Crafting can gently interrupt that pattern.
It gives people permission to do something that does not have to be purely productive in the usual sense. It can be useful, decorative, expressive, comforting, or simply enjoyable. It can reconnect someone with curiosity, play, patience, memory, beauty, or personal taste.
This is why crafting can feel more meaningful than it appears from the outside.
To someone else, it may look like painting a flowerpot, arranging fabric, making a wreath, or decorating a journal page. But to the person doing it, it may feel like reclaiming a small part of themselves.
The Pressure To Make It Perfect Can Ruin The Peace
Crafting becomes stressful when it starts to carry the same pressure people are trying to escape.
That can happen when you compare your work to social media, choose projects that are too complicated, buy too many supplies before you know what you enjoy, or turn every hobby into something that must be impressive, efficient, or monetized.
The calm comes back when the project is allowed to be ordinary.
You do not have to document it. You do not have to finish it quickly. You do not have to turn it into a business. You do not have to justify why you are doing it.
Sometimes a craft is allowed to be just a craft.
That simplicity is part of its emotional value.
A Small Creative Ritual Can Change The Tone Of A Day
Crafting does not need to take over your schedule to make a difference.
For many people, even a short creative ritual can help soften the day. Ten minutes of coloring, twenty minutes of knitting, a quiet weekend hour painting a small object, or an evening spent arranging a simple handmade card can create a feeling of pause.
The power is not always in the size of the project. It is in the shift of attention.

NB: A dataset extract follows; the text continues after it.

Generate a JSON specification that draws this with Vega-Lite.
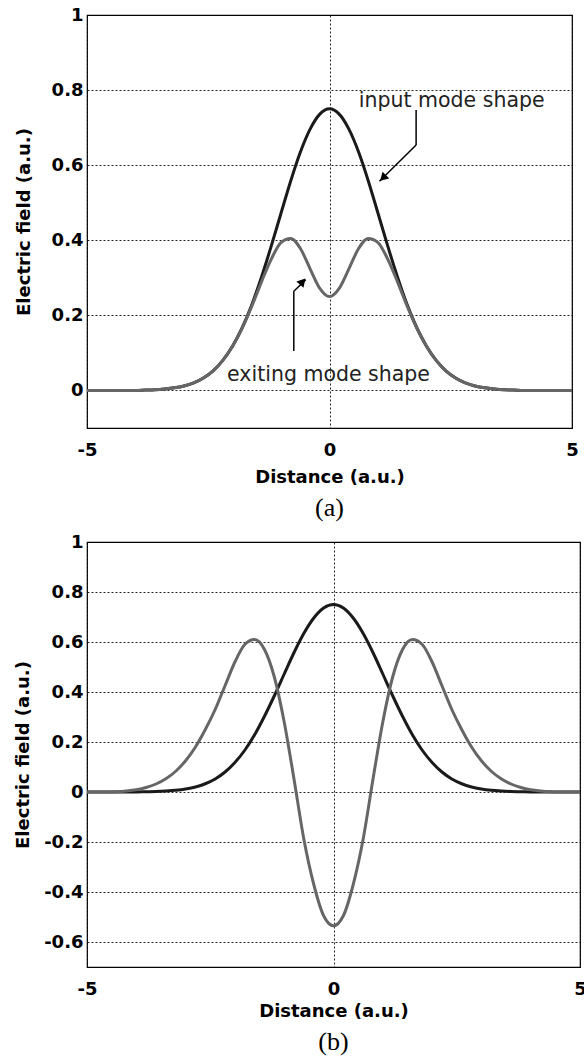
{
  "$schema": "https://vega.github.io/schema/vega-lite/v6.json",
  "background": "white",
  "padding": {"left": 13, "top": 5, "right": 0, "bottom": 0},
  "spacing": 10,
  "config": {
    "view": {"stroke": "#000", "strokeWidth": 1.2},
    "axis": {
      "labelFont": "DejaVu Sans", "labelFontWeight": "bold", "labelFontSize": 18, "labelColor": "#000",
      "titleFont": "DejaVu Sans", "titleFontWeight": "bold", "titleFontSize": 18, "titleColor": "#000",
      "ticks": false, "tickSize": 0, "domain": false, "grid": true,
      "gridColor": "#000", "gridDash": [2, 2], "gridOpacity": 0.85, "gridWidth": 1,
      "labelFlush": false, "labelOverlap": false
    },
    "title": {"font": "Liberation Serif", "fontSize": 26, "fontWeight": "normal", "orient": "bottom", "anchor": "middle", "color": "#000", "offset": 9}
  },
  "datasets": {
    "a": [
      {"x": -5, "input": 0, "exiting": 0}, {"x": -4.8, "input": 0, "exiting": 0}, {"x": -4.6, "input": 0, "exiting": 0},
      {"x": -4.4, "input": 0, "exiting": 0}, {"x": -4.2, "input": 0, "exiting": 0}, {"x": -4, "input": 0, "exiting": 0},
      {"x": -3.8, "input": 0.001, "exiting": 0.001}, {"x": -3.6, "input": 0.002, "exiting": 0.002},
      {"x": -3.4, "input": 0.004, "exiting": 0.004}, {"x": -3.2, "input": 0.007, "exiting": 0.007},
      {"x": -3, "input": 0.012, "exiting": 0.012}, {"x": -2.8, "input": 0.02, "exiting": 0.02},
      {"x": -2.6, "input": 0.033, "exiting": 0.033}, {"x": -2.4, "input": 0.052, "exiting": 0.052},
      {"x": -2.2, "input": 0.08, "exiting": 0.08}, {"x": -2, "input": 0.118, "exiting": 0.118},
      {"x": -1.8, "input": 0.167, "exiting": 0.166}, {"x": -1.6, "input": 0.229, "exiting": 0.225},
      {"x": -1.4, "input": 0.303, "exiting": 0.29}, {"x": -1.2, "input": 0.385, "exiting": 0.35},
      {"x": -1, "input": 0.472, "exiting": 0.394}, {"x": -0.8, "input": 0.558, "exiting": 0.405},
      {"x": -0.6, "input": 0.635, "exiting": 0.378}, {"x": -0.4, "input": 0.696, "exiting": 0.324},
      {"x": -0.2, "input": 0.736, "exiting": 0.272}, {"x": 0, "input": 0.75, "exiting": 0.25},
      {"x": 0.2, "input": 0.736, "exiting": 0.272}, {"x": 0.4, "input": 0.696, "exiting": 0.324},
      {"x": 0.6, "input": 0.635, "exiting": 0.378}, {"x": 0.8, "input": 0.558, "exiting": 0.405},
      {"x": 1, "input": 0.472, "exiting": 0.394}, {"x": 1.2, "input": 0.385, "exiting": 0.35},
      {"x": 1.4, "input": 0.303, "exiting": 0.29}, {"x": 1.6, "input": 0.229, "exiting": 0.225},
      {"x": 1.8, "input": 0.167, "exiting": 0.166}, {"x": 2, "input": 0.118, "exiting": 0.118},
      {"x": 2.2, "input": 0.08, "exiting": 0.08}, {"x": 2.4, "input": 0.052, "exiting": 0.052},
      {"x": 2.6, "input": 0.033, "exiting": 0.033}, {"x": 2.8, "input": 0.02, "exiting": 0.02},
      {"x": 3, "input": 0.012, "exiting": 0.012}, {"x": 3.2, "input": 0.007, "exiting": 0.007},
      {"x": 3.4, "input": 0.004, "exiting": 0.004}, {"x": 3.6, "input": 0.002, "exiting": 0.002},
      {"x": 3.8, "input": 0.001, "exiting": 0.001}, {"x": 4, "input": 0, "exiting": 0},
      {"x": 4.2, "input": 0, "exiting": 0}, {"x": 4.4, "input": 0, "exiting": 0},
      {"x": 4.6, "input": 0, "exiting": 0}, {"x": 4.8, "input": 0, "exiting": 0}, {"x": 5, "input": 0, "exiting": 0}
    ],
    "b": [
      {"x": -5, "input": 0, "exiting": 0}, {"x": -4.8, "input": 0, "exiting": 0}, {"x": -4.6, "input": 0, "exiting": 0},
      {"x": -4.4, "input": 0, "exiting": 0.001}, {"x": -4.2, "input": 0, "exiting": 0.004}, {"x": -4, "input": 0, "exiting": 0.009},
      {"x": -3.8, "input": 0.001, "exiting": 0.018}, {"x": -3.6, "input": 0.002, "exiting": 0.032},
      {"x": -3.4, "input": 0.004, "exiting": 0.053}, {"x": -3.2, "input": 0.007, "exiting": 0.083},
      {"x": -3, "input": 0.012, "exiting": 0.125}, {"x": -2.8, "input": 0.02, "exiting": 0.18},
      {"x": -2.6, "input": 0.033, "exiting": 0.25}, {"x": -2.4, "input": 0.052, "exiting": 0.33},
      {"x": -2.2, "input": 0.08, "exiting": 0.425}, {"x": -2, "input": 0.118, "exiting": 0.52},
      {"x": -1.8, "input": 0.167, "exiting": 0.59}, {"x": -1.6, "input": 0.229, "exiting": 0.61},
      {"x": -1.4, "input": 0.303, "exiting": 0.57}, {"x": -1.2, "input": 0.385, "exiting": 0.46},
      {"x": -1, "input": 0.472, "exiting": 0.28}, {"x": -0.8, "input": 0.558, "exiting": 0.05},
      {"x": -0.6, "input": 0.635, "exiting": -0.19}, {"x": -0.4, "input": 0.696, "exiting": -0.37},
      {"x": -0.2, "input": 0.736, "exiting": -0.495}, {"x": 0, "input": 0.75, "exiting": -0.535},
      {"x": 0.2, "input": 0.736, "exiting": -0.495}, {"x": 0.4, "input": 0.696, "exiting": -0.37},
      {"x": 0.6, "input": 0.635, "exiting": -0.19}, {"x": 0.8, "input": 0.558, "exiting": 0.05},
      {"x": 1, "input": 0.472, "exiting": 0.28}, {"x": 1.2, "input": 0.385, "exiting": 0.46},
      {"x": 1.4, "input": 0.303, "exiting": 0.57}, {"x": 1.6, "input": 0.229, "exiting": 0.61},
      {"x": 1.8, "input": 0.167, "exiting": 0.59}, {"x": 2, "input": 0.118, "exiting": 0.52},
      {"x": 2.2, "input": 0.08, "exiting": 0.425}, {"x": 2.4, "input": 0.052, "exiting": 0.33},
      {"x": 2.6, "input": 0.033, "exiting": 0.25}, {"x": 2.8, "input": 0.02, "exiting": 0.18},
      {"x": 3, "input": 0.012, "exiting": 0.125}, {"x": 3.2, "input": 0.007, "exiting": 0.083},
      {"x": 3.4, "input": 0.004, "exiting": 0.053}, {"x": 3.6, "input": 0.002, "exiting": 0.032},
      {"x": 3.8, "input": 0.001, "exiting": 0.018}, {"x": 4, "input": 0, "exiting": 0.009},
      {"x": 4.2, "input": 0, "exiting": 0.004}, {"x": 4.4, "input": 0, "exiting": 0.001},
      {"x": 4.6, "input": 0, "exiting": 0}, {"x": 4.8, "input": 0, "exiting": 0}, {"x": 5, "input": 0, "exiting": 0}
    ],
    "arrows": [
      {"x": 1.786, "y": 0.747, "x2": 1.786, "y2": 0.654},
      {"x": 1.786, "y": 0.654, "x2": 1.03, "y2": 0.557},
      {"x": -0.736, "y": 0.105, "x2": -0.736, "y2": 0.264},
      {"x": -0.736, "y": 0.264, "x2": -0.49, "y2": 0.295}
    ],
    "labels": [
      {"label": "input mode shape", "x": 2.52, "y": 0.756},
      {"label": "exiting mode shape", "x": -0.02, "y": 0.025}
    ]
  },
  "vconcat": [
    {
      "width": 485,
      "height": 413,
      "title": {"text": "(a)"},
      "layer": [
        {
          "data": {"name": "a"},
          "mark": {"type": "line", "color": "#1a1a1a", "strokeWidth": 3, "interpolate": "monotone"},
          "encoding": {
            "x": {"field": "x", "type": "quantitative", "title": "Distance (a.u.)",
                  "scale": {"domain": [-5, 5], "nice": false, "zero": false},
                  "axis": {"values": [-5, 0, 5], "labelPadding": 13, "titlePadding": 9,
                           "labelExpr": "replace(format(datum.value, '~g'), '−', '-')"}},
            "y": {"field": "input", "type": "quantitative", "title": "Electric field (a.u.)",
                  "scale": {"domain": [-0.1, 1], "nice": false, "zero": false},
                  "axis": {"values": [0, 0.2, 0.4, 0.6, 0.8, 1], "labelPadding": 4,
                           "titleX": -63, "titleY": 206.5, "titleBaseline": "middle", "titleAngle": 270,
                           "labelExpr": "replace(format(datum.value, '~g'), '−', '-')"}}
          }
        },
        {
          "data": {"name": "a"},
          "mark": {"type": "line", "color": "#666666", "strokeWidth": 3, "interpolate": "monotone"},
          "encoding": {
            "x": {"field": "x", "type": "quantitative", "title": "Distance (a.u.)"},
            "y": {"field": "exiting", "type": "quantitative", "title": "Electric field (a.u.)"}
          }
        },
        {
          "data": {"name": "arrows"},
          "mark": {"type": "rule", "color": "#000", "strokeWidth": 1.5},
          "encoding": {
            "x": {"field": "x", "type": "quantitative"},
            "y": {"field": "y", "type": "quantitative"},
            "x2": {"field": "x2"},
            "y2": {"field": "y2"}
          }
        },
        {
          "data": {"values": [{"x": 1.103, "y": 0.566}]},
          "mark": {"type": "point", "shape": "triangle-up", "filled": true, "color": "#000", "opacity": 1, "size": 90, "angle": 225},
          "encoding": {
            "x": {"field": "x", "type": "quantitative"},
            "y": {"field": "y", "type": "quantitative"}
          }
        },
        {
          "data": {"values": [{"x": -0.553, "y": 0.29}]},
          "mark": {"type": "point", "shape": "triangle-up", "filled": true, "color": "#000", "opacity": 1, "size": 90, "angle": 42},
          "encoding": {
            "x": {"field": "x", "type": "quantitative"},
            "y": {"field": "y", "type": "quantitative"}
          }
        },
        {
          "data": {"name": "labels"},
          "mark": {"type": "text", "font": "DejaVu Sans", "fontSize": 20.5, "color": "#222", "baseline": "alphabetic", "align": "center"},
          "encoding": {
            "x": {"field": "x", "type": "quantitative"},
            "y": {"field": "y", "type": "quantitative"},
            "text": {"field": "label"}
          }
        }
      ]
    },
    {
      "width": 493,
      "height": 425,
      "title": {"text": "(b)"},
      "layer": [
        {
          "data": {"name": "b"},
          "mark": {"type": "line", "color": "#1a1a1a", "strokeWidth": 3, "interpolate": "monotone"},
          "encoding": {
            "x": {"field": "x", "type": "quantitative", "title": "Distance (a.u.)",
                  "scale": {"domain": [-5, 5], "nice": false, "zero": false},
                  "axis": {"values": [-5, 0, 5], "labelPadding": 13, "titlePadding": 4,
                           "labelExpr": "replace(format(datum.value, '~g'), '−', '-')"}},
            "y": {"field": "input", "type": "quantitative", "title": "Electric field (a.u.)",
                  "scale": {"domain": [-0.7, 1], "nice": false, "zero": false},
                  "axis": {"values": [-0.6, -0.4, -0.2, 0, 0.2, 0.4, 0.6, 0.8, 1], "labelPadding": 4,
                           "titleX": -64, "titleY": 212.5, "titleBaseline": "middle", "titleAngle": 270,
                           "labelExpr": "replace(format(datum.value, '~g'), '−', '-')"}}
          }
        },
        {
          "data": {"name": "b"},
          "mark": {"type": "line", "color": "#666666", "strokeWidth": 3, "interpolate": "monotone"},
          "encoding": {
            "x": {"field": "x", "type": "quantitative", "title": "Distance (a.u.)"},
            "y": {"field": "exiting", "type": "quantitative", "title": "Electric field (a.u.)"}
          }
        }
      ]
    }
  ]
}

You move from rushing to noticing. From consuming to creating. From mental noise to physical presence. From everything needing an answer to one small thing simply needing your care.
That is why crafting can feel so grounding.
It gives stress somewhere softer to go. It gives your hands something steady to do. And it gives your mind a quiet reminder that the present moment can still hold calm, even when life is not perfectly settled.